• [Data lines]
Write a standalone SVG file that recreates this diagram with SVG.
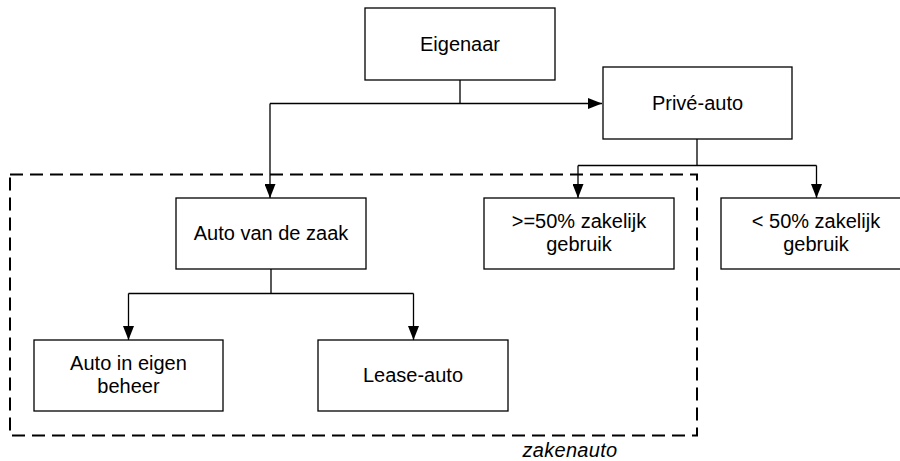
<svg xmlns="http://www.w3.org/2000/svg" width="900" height="461" viewBox="0 0 900 461">
<style>
.box{fill:#fff;stroke:#000;stroke-width:1.3}
.t{font-family:"Liberation Sans",Arial,sans-serif;font-size:20px;fill:#000;text-anchor:middle}
.c{fill:none;stroke:#000;stroke-width:1.3}
</style>
<defs>
<marker id="ah" viewBox="0 0 14 11" refX="14" refY="5.5" markerWidth="14" markerHeight="11" markerUnits="userSpaceOnUse" orient="auto">
<path d="M0,0 L14,5.5 L0,11 Z" fill="#000"/>
</marker>
</defs>
<rect id="zakenauto-group" x="10" y="174.5" width="687" height="261" fill="none" stroke="#000" stroke-width="2" stroke-dasharray="13,7"/>
<g id="connectors">
<path class="c" d="M460,80 V103.5 M270,103.5 H602" marker-end="url(#ah)"/>
<path class="c" d="M270,103.5 V198" marker-end="url(#ah)"/>
<path class="c" d="M697,139 V165.5 M578,165.5 H816.5"/>
<path class="c" d="M578,165.5 V198" marker-end="url(#ah)"/>
<path class="c" d="M816.5,165.5 V198" marker-end="url(#ah)"/>
<path class="c" d="M271,269 V293.5 M128.5,293.5 H413.5"/>
<path class="c" d="M128.5,293.5 V340" marker-end="url(#ah)"/>
<path class="c" d="M413.5,293.5 V340" marker-end="url(#ah)"/>
</g>
<g id="eigenaar"><rect class="box" x="365" y="8" width="190" height="72"/><text class="t" x="460" y="51">Eigenaar</text></g>
<g id="prive-auto"><rect class="box" x="603" y="67" width="189" height="72"/><text class="t" x="697.5" y="110">Privé-auto</text></g>
<g id="auto-van-de-zaak"><rect class="box" x="176" y="198" width="190" height="71"/><text class="t" x="271" y="240">Auto van de zaak</text></g>
<g id="ge50"><rect class="box" x="484" y="198" width="190" height="71"/><text class="t" x="579" y="228">&gt;=50% zakelijk</text><text class="t" x="579" y="251">gebruik</text></g>
<g id="lt50"><rect class="box" x="721" y="198" width="190" height="71"/><text class="t" x="816" y="228">&lt; 50% zakelijk</text><text class="t" x="816" y="251">gebruik</text></g>
<g id="auto-in-eigen-beheer"><rect class="box" x="34" y="340" width="189" height="71"/><text class="t" x="128.5" y="370">Auto in eigen</text><text class="t" x="128.5" y="393">beheer</text></g>
<g id="lease-auto"><rect class="box" x="318" y="340" width="190" height="71"/><text class="t" x="413" y="382">Lease-auto</text></g>
<text class="t" x="570" y="457" font-style="italic" letter-spacing="0.3">zakenauto</text>
</svg>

• [Problem to solve] Print the listing above in full, exactly as written. Omit any pictures.

• [Answer below]
Write a standalone SVG file that recreates this diagram with SVG.
<svg xmlns="http://www.w3.org/2000/svg" width="900" height="461" viewBox="0 0 900 461">
<style>
.box{fill:#fff;stroke:#000;stroke-width:1.3}
.t{font-family:"Liberation Sans",Arial,sans-serif;font-size:20px;fill:#000;text-anchor:middle}
.c{fill:none;stroke:#000;stroke-width:1.3}
</style>
<defs>
<marker id="ah" viewBox="0 0 14 11" refX="14" refY="5.5" markerWidth="14" markerHeight="11" markerUnits="userSpaceOnUse" orient="auto">
<path d="M0,0 L14,5.5 L0,11 Z" fill="#000"/>
</marker>
</defs>
<rect id="zakenauto-group" x="10" y="174.5" width="687" height="261" fill="none" stroke="#000" stroke-width="2" stroke-dasharray="13,7"/>
<g id="connectors">
<path class="c" d="M460,80 V103.5 M270,103.5 H602" marker-end="url(#ah)"/>
<path class="c" d="M270,103.5 V198" marker-end="url(#ah)"/>
<path class="c" d="M697,139 V165.5 M578,165.5 H816.5"/>
<path class="c" d="M578,165.5 V198" marker-end="url(#ah)"/>
<path class="c" d="M816.5,165.5 V198" marker-end="url(#ah)"/>
<path class="c" d="M271,269 V293.5 M128.5,293.5 H413.5"/>
<path class="c" d="M128.5,293.5 V340" marker-end="url(#ah)"/>
<path class="c" d="M413.5,293.5 V340" marker-end="url(#ah)"/>
</g>
<g id="eigenaar"><rect class="box" x="365" y="8" width="190" height="72"/><text class="t" x="460" y="51">Eigenaar</text></g>
<g id="prive-auto"><rect class="box" x="603" y="67" width="189" height="72"/><text class="t" x="697.5" y="110">Privé-auto</text></g>
<g id="auto-van-de-zaak"><rect class="box" x="176" y="198" width="190" height="71"/><text class="t" x="271" y="240">Auto van de zaak</text></g>
<g id="ge50"><rect class="box" x="484" y="198" width="190" height="71"/><text class="t" x="579" y="228">&gt;=50% zakelijk</text><text class="t" x="579" y="251">gebruik</text></g>
<g id="lt50"><rect class="box" x="721" y="198" width="190" height="71"/><text class="t" x="816" y="228">&lt; 50% zakelijk</text><text class="t" x="816" y="251">gebruik</text></g>
<g id="auto-in-eigen-beheer"><rect class="box" x="34" y="340" width="189" height="71"/><text class="t" x="128.5" y="370">Auto in eigen</text><text class="t" x="128.5" y="393">beheer</text></g>
<g id="lease-auto"><rect class="box" x="318" y="340" width="190" height="71"/><text class="t" x="413" y="382">Lease-auto</text></g>
<text class="t" x="570" y="457" font-style="italic" letter-spacing="0.3">zakenauto</text>
</svg>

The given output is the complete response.